Task: Locate the lines where "matplotlib" occurs and copy them as they stand.

(begin)

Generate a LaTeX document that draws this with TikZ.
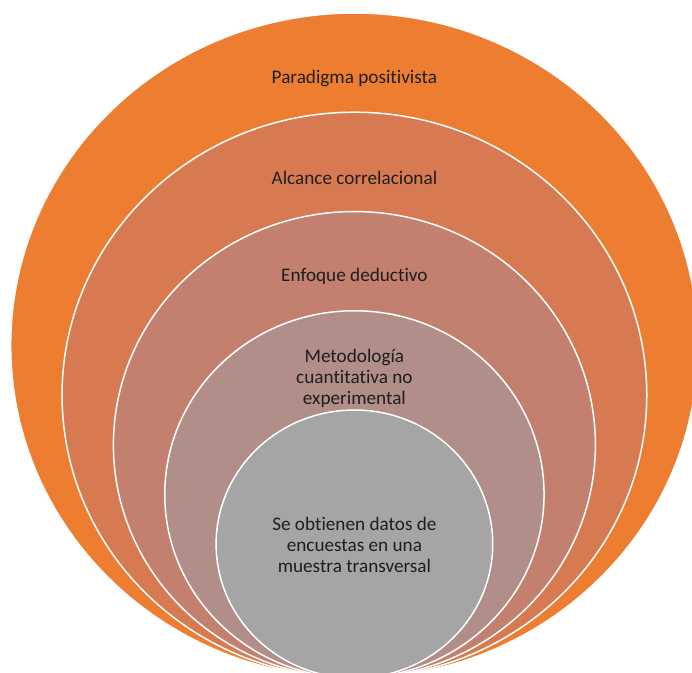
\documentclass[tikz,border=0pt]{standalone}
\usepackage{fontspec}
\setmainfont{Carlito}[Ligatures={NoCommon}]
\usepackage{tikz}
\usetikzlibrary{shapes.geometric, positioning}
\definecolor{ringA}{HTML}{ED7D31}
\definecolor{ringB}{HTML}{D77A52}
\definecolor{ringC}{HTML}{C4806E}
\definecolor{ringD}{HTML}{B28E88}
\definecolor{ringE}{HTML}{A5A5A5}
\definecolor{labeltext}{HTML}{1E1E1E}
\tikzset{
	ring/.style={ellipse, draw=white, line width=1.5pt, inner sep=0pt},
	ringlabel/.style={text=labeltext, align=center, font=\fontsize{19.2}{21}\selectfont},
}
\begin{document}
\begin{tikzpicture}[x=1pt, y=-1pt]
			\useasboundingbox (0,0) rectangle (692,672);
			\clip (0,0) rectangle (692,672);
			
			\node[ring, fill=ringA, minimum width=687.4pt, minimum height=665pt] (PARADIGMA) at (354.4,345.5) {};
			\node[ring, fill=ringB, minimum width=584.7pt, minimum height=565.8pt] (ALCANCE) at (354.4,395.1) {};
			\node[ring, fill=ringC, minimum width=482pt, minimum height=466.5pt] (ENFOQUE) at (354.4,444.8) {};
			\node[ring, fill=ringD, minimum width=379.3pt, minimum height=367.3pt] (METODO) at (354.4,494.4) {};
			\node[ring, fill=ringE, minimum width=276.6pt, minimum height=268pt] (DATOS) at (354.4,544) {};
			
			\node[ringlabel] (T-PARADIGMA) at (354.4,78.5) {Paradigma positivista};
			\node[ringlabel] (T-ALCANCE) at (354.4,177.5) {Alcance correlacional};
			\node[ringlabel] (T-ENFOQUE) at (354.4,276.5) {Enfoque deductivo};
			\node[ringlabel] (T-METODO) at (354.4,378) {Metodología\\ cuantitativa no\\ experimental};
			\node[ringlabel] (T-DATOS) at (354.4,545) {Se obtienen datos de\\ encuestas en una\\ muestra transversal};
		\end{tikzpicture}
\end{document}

(end)
(begin)

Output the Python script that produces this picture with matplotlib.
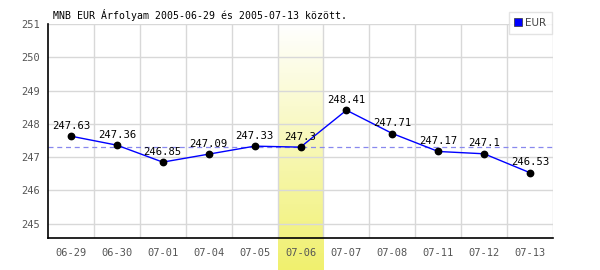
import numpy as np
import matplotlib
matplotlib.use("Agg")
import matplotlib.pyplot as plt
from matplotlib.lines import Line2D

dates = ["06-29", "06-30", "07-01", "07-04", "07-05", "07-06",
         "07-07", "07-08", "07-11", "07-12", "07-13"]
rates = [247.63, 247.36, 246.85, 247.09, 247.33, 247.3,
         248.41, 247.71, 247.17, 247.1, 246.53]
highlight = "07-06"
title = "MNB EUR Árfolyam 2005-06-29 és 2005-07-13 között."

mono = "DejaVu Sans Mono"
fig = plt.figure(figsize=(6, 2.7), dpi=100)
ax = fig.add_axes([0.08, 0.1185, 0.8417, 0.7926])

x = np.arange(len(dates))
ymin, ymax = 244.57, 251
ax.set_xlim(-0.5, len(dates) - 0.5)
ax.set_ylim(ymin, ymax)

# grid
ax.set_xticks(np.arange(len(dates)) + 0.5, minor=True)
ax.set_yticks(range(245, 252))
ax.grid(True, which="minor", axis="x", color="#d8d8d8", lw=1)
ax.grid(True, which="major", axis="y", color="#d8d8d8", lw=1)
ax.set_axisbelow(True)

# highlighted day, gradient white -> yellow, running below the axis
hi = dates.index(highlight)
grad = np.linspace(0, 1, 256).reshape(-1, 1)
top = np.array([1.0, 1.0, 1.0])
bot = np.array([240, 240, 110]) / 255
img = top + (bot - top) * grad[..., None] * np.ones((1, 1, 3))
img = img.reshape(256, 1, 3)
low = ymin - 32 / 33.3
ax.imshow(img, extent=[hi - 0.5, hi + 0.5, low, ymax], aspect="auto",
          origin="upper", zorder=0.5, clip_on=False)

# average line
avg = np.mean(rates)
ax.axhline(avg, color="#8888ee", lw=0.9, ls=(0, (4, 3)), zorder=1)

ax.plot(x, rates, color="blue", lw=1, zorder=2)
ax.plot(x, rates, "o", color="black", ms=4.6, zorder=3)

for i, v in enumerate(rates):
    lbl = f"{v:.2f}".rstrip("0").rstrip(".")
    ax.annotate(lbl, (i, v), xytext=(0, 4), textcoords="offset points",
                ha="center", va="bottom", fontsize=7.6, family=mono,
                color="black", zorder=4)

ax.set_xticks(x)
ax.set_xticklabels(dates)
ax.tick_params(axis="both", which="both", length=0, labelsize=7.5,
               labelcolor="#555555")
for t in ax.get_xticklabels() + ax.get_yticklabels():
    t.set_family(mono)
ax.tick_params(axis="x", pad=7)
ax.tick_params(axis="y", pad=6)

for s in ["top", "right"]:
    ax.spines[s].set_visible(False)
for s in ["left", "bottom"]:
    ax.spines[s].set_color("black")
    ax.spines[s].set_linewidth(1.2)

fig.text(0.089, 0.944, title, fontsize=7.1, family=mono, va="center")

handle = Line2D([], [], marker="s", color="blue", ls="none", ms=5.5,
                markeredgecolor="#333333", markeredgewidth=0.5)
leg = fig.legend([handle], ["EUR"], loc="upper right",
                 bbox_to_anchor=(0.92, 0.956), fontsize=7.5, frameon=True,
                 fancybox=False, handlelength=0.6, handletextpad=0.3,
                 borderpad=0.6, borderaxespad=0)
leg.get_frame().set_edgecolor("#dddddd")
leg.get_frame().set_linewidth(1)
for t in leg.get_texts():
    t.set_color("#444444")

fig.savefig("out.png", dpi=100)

(end)
(begin)

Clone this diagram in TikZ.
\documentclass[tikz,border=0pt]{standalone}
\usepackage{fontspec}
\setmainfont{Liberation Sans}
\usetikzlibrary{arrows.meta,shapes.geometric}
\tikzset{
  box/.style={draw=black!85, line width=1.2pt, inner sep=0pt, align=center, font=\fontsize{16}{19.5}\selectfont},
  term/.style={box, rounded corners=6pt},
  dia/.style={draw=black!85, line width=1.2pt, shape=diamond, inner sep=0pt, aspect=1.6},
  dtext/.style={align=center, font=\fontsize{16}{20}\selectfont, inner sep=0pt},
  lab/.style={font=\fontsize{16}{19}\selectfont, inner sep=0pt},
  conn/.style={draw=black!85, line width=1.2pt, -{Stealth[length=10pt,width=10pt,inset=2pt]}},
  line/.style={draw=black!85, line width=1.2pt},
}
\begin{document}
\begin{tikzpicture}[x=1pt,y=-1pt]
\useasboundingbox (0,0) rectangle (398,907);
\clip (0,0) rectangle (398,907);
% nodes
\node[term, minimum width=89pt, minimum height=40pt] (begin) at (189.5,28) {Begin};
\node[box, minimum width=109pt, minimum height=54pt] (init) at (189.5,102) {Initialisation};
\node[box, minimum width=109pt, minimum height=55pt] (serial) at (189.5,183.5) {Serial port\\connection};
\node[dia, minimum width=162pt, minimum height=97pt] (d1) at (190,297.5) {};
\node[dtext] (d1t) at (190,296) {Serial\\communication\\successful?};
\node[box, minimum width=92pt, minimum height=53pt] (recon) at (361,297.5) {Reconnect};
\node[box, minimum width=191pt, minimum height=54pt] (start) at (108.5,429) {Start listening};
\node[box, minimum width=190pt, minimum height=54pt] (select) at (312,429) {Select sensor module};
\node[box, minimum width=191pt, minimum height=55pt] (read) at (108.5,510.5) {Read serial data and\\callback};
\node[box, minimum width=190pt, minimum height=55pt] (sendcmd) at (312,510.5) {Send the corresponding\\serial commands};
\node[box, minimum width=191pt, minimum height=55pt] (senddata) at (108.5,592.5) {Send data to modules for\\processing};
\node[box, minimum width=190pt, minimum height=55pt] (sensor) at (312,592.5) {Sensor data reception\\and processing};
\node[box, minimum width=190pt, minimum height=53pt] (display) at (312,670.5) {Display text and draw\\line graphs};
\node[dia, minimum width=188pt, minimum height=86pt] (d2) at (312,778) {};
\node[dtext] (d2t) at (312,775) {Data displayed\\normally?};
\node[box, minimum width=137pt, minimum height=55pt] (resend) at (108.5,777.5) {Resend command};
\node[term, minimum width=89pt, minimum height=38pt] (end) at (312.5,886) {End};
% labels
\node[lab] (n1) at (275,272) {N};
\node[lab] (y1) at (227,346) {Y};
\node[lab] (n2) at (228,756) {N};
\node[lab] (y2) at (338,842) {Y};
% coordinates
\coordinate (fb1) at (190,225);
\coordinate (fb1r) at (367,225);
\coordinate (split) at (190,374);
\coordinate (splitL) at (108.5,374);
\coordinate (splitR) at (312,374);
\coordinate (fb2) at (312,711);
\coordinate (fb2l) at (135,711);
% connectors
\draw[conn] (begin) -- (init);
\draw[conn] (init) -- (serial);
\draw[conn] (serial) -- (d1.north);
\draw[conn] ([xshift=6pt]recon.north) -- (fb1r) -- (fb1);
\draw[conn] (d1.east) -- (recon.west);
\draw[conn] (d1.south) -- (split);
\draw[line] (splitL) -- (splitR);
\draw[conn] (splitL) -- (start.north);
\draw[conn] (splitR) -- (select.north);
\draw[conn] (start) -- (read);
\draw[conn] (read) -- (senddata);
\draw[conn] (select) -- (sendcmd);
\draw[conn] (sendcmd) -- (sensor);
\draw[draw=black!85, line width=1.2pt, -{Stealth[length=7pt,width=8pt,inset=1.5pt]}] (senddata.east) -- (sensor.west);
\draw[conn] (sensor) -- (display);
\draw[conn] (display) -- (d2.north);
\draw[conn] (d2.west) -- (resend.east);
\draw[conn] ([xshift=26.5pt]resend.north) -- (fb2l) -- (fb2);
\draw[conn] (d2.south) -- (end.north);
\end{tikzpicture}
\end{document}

(end)

Task output:
Output the Python script that produces this picture with matplotlib.
import matplotlib
matplotlib.use("Agg")
import matplotlib.pyplot as plt
from matplotlib.lines import Line2D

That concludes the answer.